Considerations such as these are at least not to be charged with a facile optimism. We are in fact being told that the success of a Samurai, an Open Conspiracy, or of any other programme for sorting out human muddle, may ultimately lead only to torpidity and decay; and it can be maintained that something of this sombre persuasion is present as a perceptible shadow over almost all Wells’s fiction. His son Anthony West has asserted his father’s belief, or at least suspicion, ‘that in the long run all human effort was futile.’ Yet Wells was as clear as was the poet of ‘The Battle of Maldon’ about what, in the face of ultimate inevitable defeat, manhood requires of us. ‘The human intellect’ and the sciences it has forged must stand fast and fight as they may.

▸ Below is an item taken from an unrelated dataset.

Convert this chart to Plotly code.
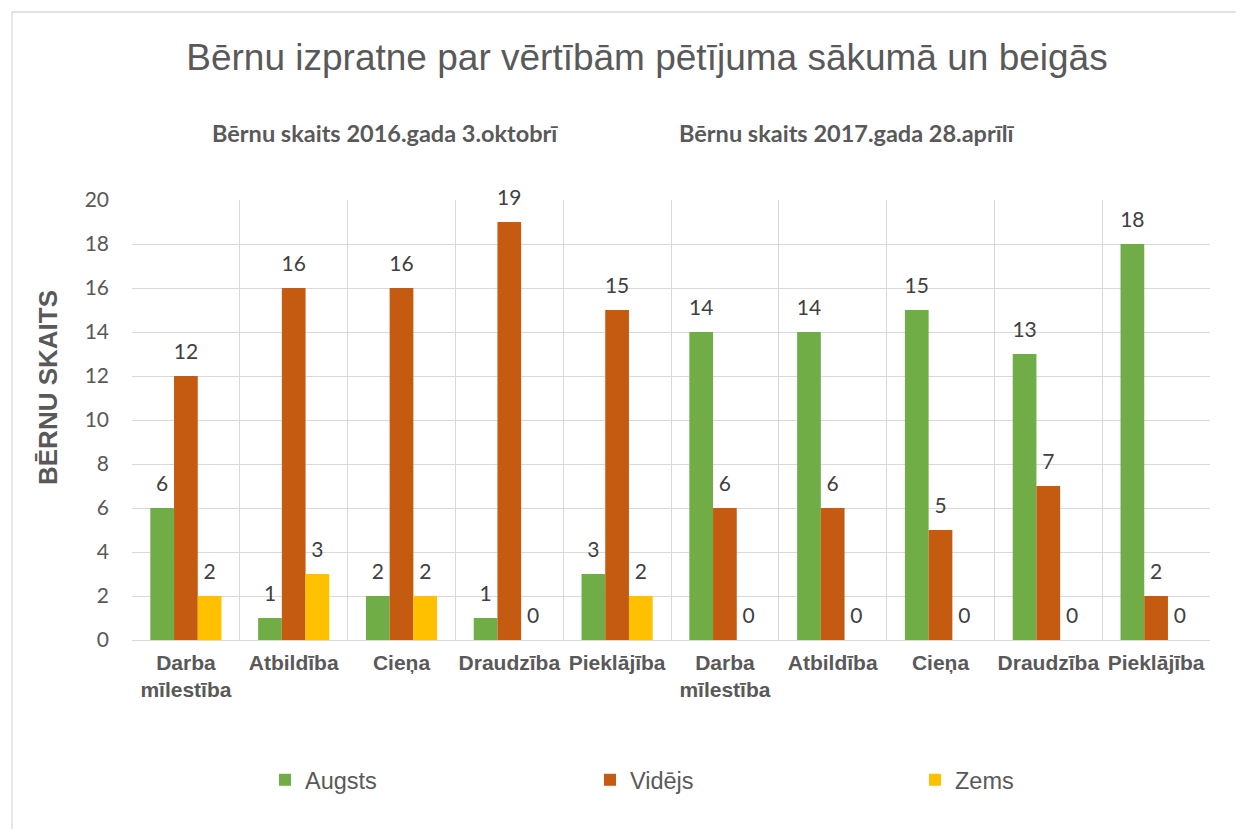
import plotly.graph_objects as go

categories = ["Darba<br>mīlestība", "Atbildība", "Cieņa", "Draudzība", "Pieklājība",
              "Darba<br>mīlestība", "Atbildība", "Cieņa", "Draudzība", "Pieklājība"]
augsts = [6, 1, 2, 1, 3, 14, 14, 15, 13, 18]
videjs = [12, 16, 16, 19, 15, 6, 6, 5, 7, 2]
zems = [2, 3, 2, 0, 2, 0, 0, 0, 0, 0]
series_names = ["Augsts", "Vidējs", "Zems"]
colors = ["#70AD47", "#C55A11", "#FFC000"]
y_ticks = list(range(0, 21, 2))
headers = ["Bērnu skaits 2016.gada 3.oktobrī", "Bērnu skaits 2017.gada 28.aprīlī"]
title_text = "Bērnu izpratne par vērtībām pētījuma sākumā un beigās"
y_title = "BĒRNU SKAITS"

xpos = list(range(len(categories)))
bounds = [i - 0.5 for i in range(len(categories) + 1)]
BARGAP = 0.34
n_series = len(series_names)
bar_w = (1 - BARGAP) / n_series

# page offset (body margin) so coordinates below are given in page pixels
OFF = 8
W, H = 1244 - OFF, 829 - OFF
PL, PR, PT, PB = 132, 1210, 200, 640  # plot area in page pixels
L = PL - OFF
T = PT - OFF
R = W - (PR - OFF)
B = H - (PB - OFF)
pw, ph = PR - PL, PB - PT


def px_x(px):
    return (px - PL) / pw


def px_y(py):
    return (PB - py) / ph


fig = go.Figure()
series_vals = [augsts, videjs, zems]
for name, vals, col in zip(series_names, series_vals, colors):
    fig.add_trace(go.Bar(
        x=xpos, y=vals, name=name, marker_color=col, marker_line_width=0,
        hoverinfo="x+y+name",
    ))

# data labels, placed above each bar of the group
for k, (vals, name) in enumerate(zip(series_vals, series_names)):
    fig.add_trace(go.Scatter(
        x=[i + (k - (n_series - 1) / 2) * bar_w for i in xpos], y=vals,
        mode="markers+text", text=[str(v) for v in vals], textposition="top center",
        marker=dict(size=18, opacity=0), showlegend=False, hoverinfo="skip",
        cliponaxis=False,
        textfont=dict(family="Lato", size=21, color="#404040"),
    ))

fig.update_layout(
    width=W, height=H,
    margin=dict(l=L, r=R, t=T, b=B, autoexpand=False),
    paper_bgcolor="white", plot_bgcolor="white",
    barmode="group", bargap=BARGAP, bargroupgap=0,
    title=dict(text=title_text, x=(647 - OFF) / W, xref="container",
               y=1 - (57 - OFF) / H, yanchor="middle", xanchor="center",
               font=dict(family="Liberation Sans", size=37, color="#595959")),
    xaxis=dict(
        range=[-0.5, len(categories) - 0.5],
        tickvals=xpos, ticktext=["<b>%s</b>" % c for c in categories], showgrid=False,
        tickfont=dict(family="Liberation Sans", size=21, color="#595959"),
        ticks="", showline=False, zeroline=False, ticklabelstandoff=8, tickangle=0,
        minor=dict(tickvals=bounds, showgrid=True, gridcolor="#D9D9D9", gridwidth=1.3, ticks=""),
    ),
    yaxis=dict(
        range=[0, 20], tickvals=y_ticks, showgrid=True, gridcolor="#D9D9D9", gridwidth=1.3,
        zeroline=True, zerolinecolor="#D9D9D9", zerolinewidth=1.3,
        tickfont=dict(family="Lato", size=21, color="#595959"), ticks="", ticklabelstandoff=22,
    ),
    legend=dict(orientation="h", x=px_x(265), xanchor="left",
                y=px_y(780), yanchor="middle", entrywidth=280, entrywidthmode="pixels",
                font=dict(family="Liberation Sans", size=23.5, color="#595959"),
                traceorder="normal"),
    showlegend=True,
)

for i, h in enumerate(headers):
    fig.add_annotation(text="<b>%s</b>" % h, xref="paper", yref="paper",
                       x=px_x([385, 847][i]), y=px_y(133),
                       showarrow=False, xanchor="center", yanchor="middle",
                       font=dict(family="Lato", size=23.5, color="#595959"))

fig.add_annotation(text="<b>%s</b>" % y_title, xref="paper", yref="paper",
                   x=px_x(48), y=px_y(388), textangle=-90,
                   showarrow=False, xanchor="center", yanchor="middle",
                   font=dict(family="Liberation Sans", size=26, color="#595959"))

# outer chart frame
fig.add_shape(type="rect", xref="paper", yref="paper",
              x0=px_x(12), x1=px_x(1244 + 5),
              y0=px_y(829 + 5), y1=px_y(12),
              line=dict(color="#D9D9D9", width=1.3), layer="below")

fig.write_html("out.html")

‘The end of our foundation is the knowledge of causes, and secret motions of things; and the enlarging of the bounds of human empire, to the effecting of all things possible.’ If, at the close of the 1920s, Francis Bacon himself, and not a squeaky little man with no back to his head, had walked into the 1917 Club in Gerrard Street, my own unlicked generation then frequenting the place could not have been more awed. Now I find myself asking whether, in the field of hortatory prose broadly regarded, there is any name that stands more securely than that of Herbert George Wells between those of Thomas Carlyle and George Orwell.